War Doesn’t Ask How Old You Are. It Just Kills
Published:
War kills everyone the same way — we just pity children more

Every time a missile hits a house, the news reports: "Three killed, including one child." The camera freezes. Headlines scream. The comments are full of tears and broken heart emojis.
But let me ask: what about the other two — are they not people? Didn’t they want to live? Didn’t they have plans for the evening, families, loved ones, hopes? Or is an adult just a casualty of war, biomass, a backdrop for the tragedy of a child on screen?
It’s convenient. To see a child’s death as “more painful,” because an adult is “understandable” — they’ve already lived, already grown old, maybe even “to blame themselves.” War has taught us cynicism, and the media — selective sympathy.
No.
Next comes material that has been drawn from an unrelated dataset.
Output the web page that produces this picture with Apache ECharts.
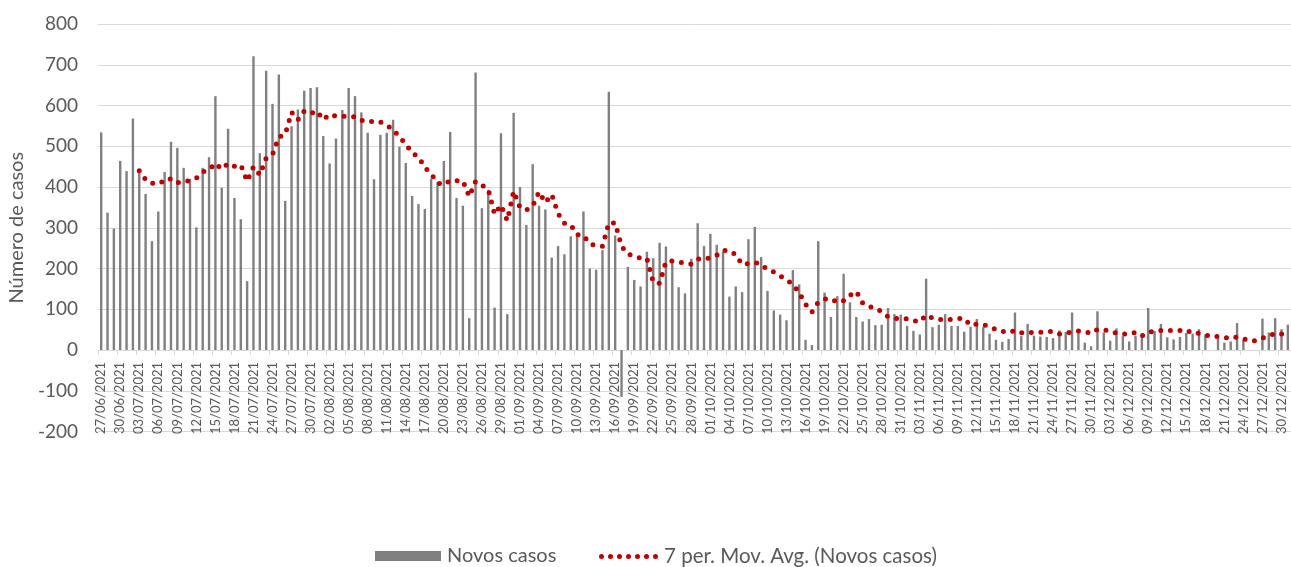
<!DOCTYPE html>
<html>
<head>
<meta charset="utf-8">
<script src="https://cdn.jsdelivr.net/npm/echarts@6/dist/echarts.min.js"></script>
<style>
html,body{margin:0;padding:0;background:#fff;}
#chart{width:1291px;height:567px;}
</style>
</head>
<body>
<div id="chart"></div>
<script>
// Categories (daily dates)
const daysJun = ['27/06/2021','28/06/2021','29/06/2021','30/06/2021'];
const daysJul = ['01/07/2021','02/07/2021','03/07/2021','04/07/2021','05/07/2021','06/07/2021','07/07/2021','08/07/2021','09/07/2021','10/07/2021','11/07/2021','12/07/2021','13/07/2021','14/07/2021','15/07/2021','16/07/2021','17/07/2021','18/07/2021','19/07/2021','20/07/2021','21/07/2021','22/07/2021','23/07/2021','24/07/2021','25/07/2021','26/07/2021','27/07/2021','28/07/2021','29/07/2021','30/07/2021','31/07/2021'];
const daysAug = ['01/08/2021','02/08/2021','03/08/2021','04/08/2021','05/08/2021','06/08/2021','07/08/2021','08/08/2021','09/08/2021','10/08/2021','11/08/2021','12/08/2021','13/08/2021','14/08/2021','15/08/2021','16/08/2021','17/08/2021','18/08/2021','19/08/2021','20/08/2021','21/08/2021','22/08/2021','23/08/2021','24/08/2021','25/08/2021','26/08/2021','27/08/2021','28/08/2021','29/08/2021','30/08/2021','31/08/2021'];
const daysSep = ['01/09/2021','02/09/2021','03/09/2021','04/09/2021','05/09/2021','06/09/2021','07/09/2021','08/09/2021','09/09/2021','10/09/2021','11/09/2021','12/09/2021','13/09/2021','14/09/2021','15/09/2021','16/09/2021','17/09/2021','18/09/2021','19/09/2021','20/09/2021','21/09/2021','22/09/2021','23/09/2021','24/09/2021','25/09/2021','26/09/2021','27/09/2021','28/09/2021','29/09/2021','30/09/2021'];
const daysOct = ['01/10/2021','02/10/2021','03/10/2021','04/10/2021','05/10/2021','06/10/2021','07/10/2021','08/10/2021','09/10/2021','10/10/2021','11/10/2021','12/10/2021','13/10/2021','14/10/2021','15/10/2021','16/10/2021','17/10/2021','18/10/2021','19/10/2021','20/10/2021','21/10/2021','22/10/2021','23/10/2021','24/10/2021','25/10/2021','26/10/2021','27/10/2021','28/10/2021','29/10/2021','30/10/2021','31/10/2021'];
const daysNov = ['01/11/2021','02/11/2021','03/11/2021','04/11/2021','05/11/2021','06/11/2021','07/11/2021','08/11/2021','09/11/2021','10/11/2021','11/11/2021','12/11/2021','13/11/2021','14/11/2021','15/11/2021','16/11/2021','17/11/2021','18/11/2021','19/11/2021','20/11/2021','21/11/2021','22/11/2021','23/11/2021','24/11/2021','25/11/2021','26/11/2021','27/11/2021','28/11/2021','29/11/2021','30/11/2021'];
const daysDec = ['01/12/2021','02/12/2021','03/12/2021','04/12/2021','05/12/2021','06/12/2021','07/12/2021','08/12/2021','09/12/2021','10/12/2021','11/12/2021','12/12/2021','13/12/2021','14/12/2021','15/12/2021','16/12/2021','17/12/2021','18/12/2021','19/12/2021','20/12/2021','21/12/2021','22/12/2021','23/12/2021','24/12/2021','25/12/2021','26/12/2021','27/12/2021','28/12/2021','29/12/2021','30/12/2021','31/12/2021'];

// Daily new cases, per month
const casesJun = [534, 337, 298, 464];
const casesJul = [439, 568, 440, 383, 267, 340, 437, 511, 496, 447, 420, 301, 447, 473, 623, 398, 543, 373, 321, 169, 721, 483, 685, 604, 676, 366, 549, 590, 636, 643, 645];
const casesAug = [525, 458, 519, 589, 643, 623, 583, 533, 419, 528, 533, 565, 499, 459, 378, 358, 346, 420, 413, 464, 535, 373, 354, 78, 681, 348, 393, 104, 532, 88, 582];
const casesSep = [400, 307, 456, 354, 345, 227, 255, 235, 279, 286, 340, 200, 197, 245, 634, 281, -115, 204, 172, 156, 241, 225, 263, 254, 219, 154, 139, 224, 311, 255];
const casesOct = [285, 258, 241, 131, 156, 142, 272, 302, 228, 145, 97, 87, 73, 196, 161, 25, 12, 267, 141, 81, 132, 187, 117, 81, 70, 76, 61, 62, 103, 88, 87];
const casesNov = [59, 47, 38, 175, 56, 62, 88, 59, 59, 45, 57, 76, 56, 40, 25, 20, 27, 92, 34, 64, 35, 33, 32, 29, 48, 44, 92, 47, 18, 9];
const casesDec = [95, 43, 23, 53, 34, 21, 35, 32, 103, 47, 64, 31, 26, 32, 42, 40, 51, 38, 0, 29, 18, 21, 66, 25, 0, 0, 77, 43, 78, 51, 62];

// Y axis ticks
const yTicks = [-200, -100, 0, 100, 200, 300, 400, 500, 600, 700, 800];

const categories = [].concat(daysJun, daysJul, daysAug, daysSep, daysOct, daysNov, daysDec);
const cases = [].concat(casesJun, casesJul, casesAug, casesSep, casesOct, casesNov, casesDec);

// 7-period moving average trendline (as the original's trendline is defined)
const movAvg = cases.map((v, i) => {
  if (i < 6) return null;
  let s = 0;
  for (let k = i - 6; k <= i; k++) s += cases[k];
  return +(s / 7).toFixed(1);
});

const FONT = 'Lato, "Open Sans", sans-serif';
const TXT = '#595959';

// legend icon: a row of seven round dots
let dotsPath = 'path://';
for (let i = 0; i < 7; i++) {
  const cx = 2.5 + i * 9;
  dotsPath += 'M' + (cx - 2.5) + ',2.5a2.5,2.5 0 1,0 5,0a2.5,2.5 0 1,0 -5,0z';
}

const chart = echarts.init(document.getElementById('chart'), null, {renderer: 'canvas'});
chart.setOption({
  animation: false,
  backgroundColor: '#ffffff',
  grid: {left: 98, right: 0, top: 24, bottom: 135.5, containLabel: false, outerBoundsMode: 'none'},
  legend: [
    {
      data: [{name: 'Novos casos', icon: 'rect'}],
      left: 370, top: 541,
      itemWidth: 66, itemHeight: 10,
      textStyle: {color: TXT, fontSize: 20, fontFamily: FONT, padding: [0, 0, 0, 1]}
    },
    {
      data: [{name: '7 per. Mov. Avg. (Novos casos)', icon: dotsPath}],
      left: 594, top: 541,
      itemWidth: 59, itemHeight: 5,
      textStyle: {color: TXT, fontSize: 20.5, fontFamily: FONT, padding: [0, 0, 0, 1]}
    }
  ],
  xAxis: {
    type: 'category',
    data: categories,
    boundaryGap: true,
    offset: -81.5,
    axisLine: {onZero: false, lineStyle: {color: '#d9d9d9', width: 1}},
    axisTick: {show: true, interval: 2, length: 5, lineStyle: {color: '#d9d9d9'}},
    axisLabel: {interval: 2, rotate: 90, margin: 12, color: TXT, fontSize: 13, fontFamily: FONT},
    splitLine: {show: false}
  },
  yAxis: {
    type: 'value',
    min: yTicks[0], max: yTicks[yTicks.length - 1], interval: 100,
    name: 'Número de casos',
    nameLocation: 'middle',
    nameGap: 70,
    nameTextStyle: {color: TXT, fontSize: 20, fontFamily: FONT},
    axisLine: {show: false},
    axisTick: {show: false},
    axisLabel: {color: TXT, fontSize: 19, fontFamily: FONT, margin: 20},
    splitLine: {lineStyle: {color: '#d9d9d9', width: 1}}
  },
  series: [
    {
      name: 'Novos casos',
      type: 'bar',
      data: cases,
      barWidth: 2.4,
      itemStyle: {color: '#808080'},
      z: 2
    },
    {
      name: '7 per. Mov. Avg. (Novos casos)',
      type: 'line',
      data: movAvg,
      symbol: 'none',
      showSymbol: false,
      connectNulls: false,
      smooth: false,
      lineStyle: {color: '#c00000', width: 5, type: [0, 9.6], cap: 'round'},
      itemStyle: {color: '#c00000'},
      z: 3
    }
  ]
});
</script>
</body>
</html>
That’s not how it works.
The death of an adult is no less terrible. It’s just not as “marketable.” There’s less suffering to sell. A child is a click, a tear, a symbol. An adult is a statistic. A silent cross on the map.
But the truth is, war takes everyone the same way. Adults have souls, too. They hurt. They’re afraid. They want to live. They are also victims, even if they have a passport, work experience, a mortgage, and their age doesn’t evoke tenderness.
Stop dividing the dead by age. Stop the hypocrisy. If you are truly against war, you must be against every death, not just the ones that look good on camera.
Life has no age. Pain has no age category. War has no heart.
Remember this. And don’t forget that every death is the end of a universe. It doesn’t matter if they were 5 or 50.